** START SOURCE MATERIAL **
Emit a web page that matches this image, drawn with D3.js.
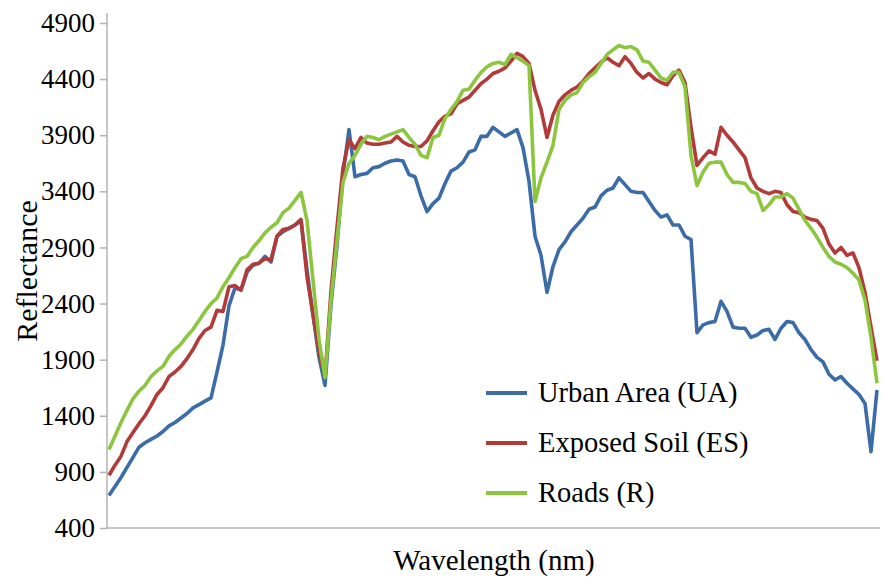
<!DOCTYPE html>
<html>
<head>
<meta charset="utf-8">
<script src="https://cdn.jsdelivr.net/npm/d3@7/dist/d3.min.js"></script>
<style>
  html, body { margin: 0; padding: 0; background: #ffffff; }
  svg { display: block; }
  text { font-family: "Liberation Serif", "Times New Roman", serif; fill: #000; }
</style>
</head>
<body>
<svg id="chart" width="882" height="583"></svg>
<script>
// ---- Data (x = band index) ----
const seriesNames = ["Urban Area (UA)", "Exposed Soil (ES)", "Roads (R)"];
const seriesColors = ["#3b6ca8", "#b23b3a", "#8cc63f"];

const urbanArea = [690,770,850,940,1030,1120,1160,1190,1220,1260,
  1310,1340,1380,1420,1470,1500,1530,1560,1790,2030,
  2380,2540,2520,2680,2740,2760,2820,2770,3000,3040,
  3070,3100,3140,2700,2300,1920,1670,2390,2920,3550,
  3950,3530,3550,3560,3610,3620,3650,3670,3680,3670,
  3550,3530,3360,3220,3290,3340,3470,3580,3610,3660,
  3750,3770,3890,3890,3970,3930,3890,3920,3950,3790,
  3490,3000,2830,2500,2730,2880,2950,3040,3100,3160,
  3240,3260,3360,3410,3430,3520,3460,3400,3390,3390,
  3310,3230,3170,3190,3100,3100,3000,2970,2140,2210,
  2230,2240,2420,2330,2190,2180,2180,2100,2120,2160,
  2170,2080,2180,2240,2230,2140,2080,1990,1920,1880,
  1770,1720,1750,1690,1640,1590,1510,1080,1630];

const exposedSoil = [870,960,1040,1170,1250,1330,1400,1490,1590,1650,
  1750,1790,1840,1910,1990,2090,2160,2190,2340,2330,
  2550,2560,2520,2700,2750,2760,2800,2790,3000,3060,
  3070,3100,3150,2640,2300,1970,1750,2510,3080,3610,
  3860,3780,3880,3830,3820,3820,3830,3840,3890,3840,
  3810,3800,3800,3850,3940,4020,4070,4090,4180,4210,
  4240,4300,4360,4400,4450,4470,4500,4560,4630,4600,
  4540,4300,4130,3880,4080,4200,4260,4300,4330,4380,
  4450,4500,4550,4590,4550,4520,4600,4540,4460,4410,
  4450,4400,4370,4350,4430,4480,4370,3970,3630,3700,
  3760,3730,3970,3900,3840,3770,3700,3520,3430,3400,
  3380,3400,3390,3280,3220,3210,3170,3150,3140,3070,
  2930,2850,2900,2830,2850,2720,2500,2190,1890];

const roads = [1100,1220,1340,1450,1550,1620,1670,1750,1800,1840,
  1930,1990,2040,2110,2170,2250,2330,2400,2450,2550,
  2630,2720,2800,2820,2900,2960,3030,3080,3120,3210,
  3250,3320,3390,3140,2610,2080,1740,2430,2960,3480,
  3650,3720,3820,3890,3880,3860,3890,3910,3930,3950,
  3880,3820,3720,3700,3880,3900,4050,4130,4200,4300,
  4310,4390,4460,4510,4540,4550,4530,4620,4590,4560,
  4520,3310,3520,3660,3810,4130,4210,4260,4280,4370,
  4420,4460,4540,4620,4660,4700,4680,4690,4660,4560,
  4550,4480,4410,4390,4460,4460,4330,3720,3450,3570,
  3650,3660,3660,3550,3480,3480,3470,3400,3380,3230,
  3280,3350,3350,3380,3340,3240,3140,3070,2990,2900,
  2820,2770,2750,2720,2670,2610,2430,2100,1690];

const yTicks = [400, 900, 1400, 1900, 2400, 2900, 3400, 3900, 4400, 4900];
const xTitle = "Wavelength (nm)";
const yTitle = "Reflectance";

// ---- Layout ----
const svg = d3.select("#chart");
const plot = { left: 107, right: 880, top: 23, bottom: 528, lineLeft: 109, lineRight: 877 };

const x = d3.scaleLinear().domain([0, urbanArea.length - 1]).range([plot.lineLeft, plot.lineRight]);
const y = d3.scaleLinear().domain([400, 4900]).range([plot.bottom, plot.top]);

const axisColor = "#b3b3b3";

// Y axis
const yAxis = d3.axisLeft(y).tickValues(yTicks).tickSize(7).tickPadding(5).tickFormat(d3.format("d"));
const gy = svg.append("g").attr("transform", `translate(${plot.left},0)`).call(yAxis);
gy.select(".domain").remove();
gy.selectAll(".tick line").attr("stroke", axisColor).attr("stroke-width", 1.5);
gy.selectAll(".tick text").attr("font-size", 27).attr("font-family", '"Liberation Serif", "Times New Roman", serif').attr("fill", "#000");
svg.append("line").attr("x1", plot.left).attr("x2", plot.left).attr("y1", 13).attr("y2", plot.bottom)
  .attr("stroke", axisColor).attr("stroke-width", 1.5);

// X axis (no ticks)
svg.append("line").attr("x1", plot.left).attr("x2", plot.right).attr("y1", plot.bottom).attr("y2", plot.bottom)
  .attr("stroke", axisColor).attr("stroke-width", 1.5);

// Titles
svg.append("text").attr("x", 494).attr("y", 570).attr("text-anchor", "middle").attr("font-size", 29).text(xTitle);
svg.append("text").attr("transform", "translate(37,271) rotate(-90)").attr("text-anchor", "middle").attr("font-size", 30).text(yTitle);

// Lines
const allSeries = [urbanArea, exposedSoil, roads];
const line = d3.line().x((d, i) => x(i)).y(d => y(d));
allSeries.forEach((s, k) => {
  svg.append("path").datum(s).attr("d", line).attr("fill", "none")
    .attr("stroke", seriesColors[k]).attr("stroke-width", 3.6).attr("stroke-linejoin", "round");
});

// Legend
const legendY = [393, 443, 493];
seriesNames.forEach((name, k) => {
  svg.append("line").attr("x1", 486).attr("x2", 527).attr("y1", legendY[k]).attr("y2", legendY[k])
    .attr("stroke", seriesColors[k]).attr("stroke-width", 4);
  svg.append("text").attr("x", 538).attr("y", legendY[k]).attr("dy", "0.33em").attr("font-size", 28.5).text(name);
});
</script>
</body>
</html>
** END SOURCE MATERIAL **
_AIM OF THE EXERCISE_. Make an exact copy of the listing above. Do not include the pictures.

_THE REPLY_.
Emit a web page that matches this image, drawn with D3.js.
<!DOCTYPE html>
<html>
<head>
<meta charset="utf-8">
<script src="https://cdn.jsdelivr.net/npm/d3@7/dist/d3.min.js"></script>
<style>
  html, body { margin: 0; padding: 0; background: #ffffff; }
  svg { display: block; }
  text { font-family: "Liberation Serif", "Times New Roman", serif; fill: #000; }
</style>
</head>
<body>
<svg id="chart" width="882" height="583"></svg>
<script>
// ---- Data (x = band index) ----
const seriesNames = ["Urban Area (UA)", "Exposed Soil (ES)", "Roads (R)"];
const seriesColors = ["#3b6ca8", "#b23b3a", "#8cc63f"];

const urbanArea = [690,770,850,940,1030,1120,1160,1190,1220,1260,
  1310,1340,1380,1420,1470,1500,1530,1560,1790,2030,
  2380,2540,2520,2680,2740,2760,2820,2770,3000,3040,
  3070,3100,3140,2700,2300,1920,1670,2390,2920,3550,
  3950,3530,3550,3560,3610,3620,3650,3670,3680,3670,
  3550,3530,3360,3220,3290,3340,3470,3580,3610,3660,
  3750,3770,3890,3890,3970,3930,3890,3920,3950,3790,
  3490,3000,2830,2500,2730,2880,2950,3040,3100,3160,
  3240,3260,3360,3410,3430,3520,3460,3400,3390,3390,
  3310,3230,3170,3190,3100,3100,3000,2970,2140,2210,
  2230,2240,2420,2330,2190,2180,2180,2100,2120,2160,
  2170,2080,2180,2240,2230,2140,2080,1990,1920,1880,
  1770,1720,1750,1690,1640,1590,1510,1080,1630];

const exposedSoil = [870,960,1040,1170,1250,1330,1400,1490,1590,1650,
  1750,1790,1840,1910,1990,2090,2160,2190,2340,2330,
  2550,2560,2520,2700,2750,2760,2800,2790,3000,3060,
  3070,3100,3150,2640,2300,1970,1750,2510,3080,3610,
  3860,3780,3880,3830,3820,3820,3830,3840,3890,3840,
  3810,3800,3800,3850,3940,4020,4070,4090,4180,4210,
  4240,4300,4360,4400,4450,4470,4500,4560,4630,4600,
  4540,4300,4130,3880,4080,4200,4260,4300,4330,4380,
  4450,4500,4550,4590,4550,4520,4600,4540,4460,4410,
  4450,4400,4370,4350,4430,4480,4370,3970,3630,3700,
  3760,3730,3970,3900,3840,3770,3700,3520,3430,3400,
  3380,3400,3390,3280,3220,3210,3170,3150,3140,3070,
  2930,2850,2900,2830,2850,2720,2500,2190,1890];

const roads = [1100,1220,1340,1450,1550,1620,1670,1750,1800,1840,
  1930,1990,2040,2110,2170,2250,2330,2400,2450,2550,
  2630,2720,2800,2820,2900,2960,3030,3080,3120,3210,
  3250,3320,3390,3140,2610,2080,1740,2430,2960,3480,
  3650,3720,3820,3890,3880,3860,3890,3910,3930,3950,
  3880,3820,3720,3700,3880,3900,4050,4130,4200,4300,
  4310,4390,4460,4510,4540,4550,4530,4620,4590,4560,
  4520,3310,3520,3660,3810,4130,4210,4260,4280,4370,
  4420,4460,4540,4620,4660,4700,4680,4690,4660,4560,
  4550,4480,4410,4390,4460,4460,4330,3720,3450,3570,
  3650,3660,3660,3550,3480,3480,3470,3400,3380,3230,
  3280,3350,3350,3380,3340,3240,3140,3070,2990,2900,
  2820,2770,2750,2720,2670,2610,2430,2100,1690];

const yTicks = [400, 900, 1400, 1900, 2400, 2900, 3400, 3900, 4400, 4900];
const xTitle = "Wavelength (nm)";
const yTitle = "Reflectance";

// ---- Layout ----
const svg = d3.select("#chart");
const plot = { left: 107, right: 880, top: 23, bottom: 528, lineLeft: 109, lineRight: 877 };

const x = d3.scaleLinear().domain([0, urbanArea.length - 1]).range([plot.lineLeft, plot.lineRight]);
const y = d3.scaleLinear().domain([400, 4900]).range([plot.bottom, plot.top]);

const axisColor = "#b3b3b3";

// Y axis
const yAxis = d3.axisLeft(y).tickValues(yTicks).tickSize(7).tickPadding(5).tickFormat(d3.format("d"));
const gy = svg.append("g").attr("transform", `translate(${plot.left},0)`).call(yAxis);
gy.select(".domain").remove();
gy.selectAll(".tick line").attr("stroke", axisColor).attr("stroke-width", 1.5);
gy.selectAll(".tick text").attr("font-size", 27).attr("font-family", '"Liberation Serif", "Times New Roman", serif').attr("fill", "#000");
svg.append("line").attr("x1", plot.left).attr("x2", plot.left).attr("y1", 13).attr("y2", plot.bottom)
  .attr("stroke", axisColor).attr("stroke-width", 1.5);

// X axis (no ticks)
svg.append("line").attr("x1", plot.left).attr("x2", plot.right).attr("y1", plot.bottom).attr("y2", plot.bottom)
  .attr("stroke", axisColor).attr("stroke-width", 1.5);

// Titles
svg.append("text").attr("x", 494).attr("y", 570).attr("text-anchor", "middle").attr("font-size", 29).text(xTitle);
svg.append("text").attr("transform", "translate(37,271) rotate(-90)").attr("text-anchor", "middle").attr("font-size", 30).text(yTitle);

// Lines
const allSeries = [urbanArea, exposedSoil, roads];
const line = d3.line().x((d, i) => x(i)).y(d => y(d));
allSeries.forEach((s, k) => {
  svg.append("path").datum(s).attr("d", line).attr("fill", "none")
    .attr("stroke", seriesColors[k]).attr("stroke-width", 3.6).attr("stroke-linejoin", "round");
});

// Legend
const legendY = [393, 443, 493];
seriesNames.forEach((name, k) => {
  svg.append("line").attr("x1", 486).attr("x2", 527).attr("y1", legendY[k]).attr("y2", legendY[k])
    .attr("stroke", seriesColors[k]).attr("stroke-width", 4);
  svg.append("text").attr("x", 538).attr("y", legendY[k]).attr("dy", "0.33em").attr("font-size", 28.5).text(name);
});
</script>
</body>
</html>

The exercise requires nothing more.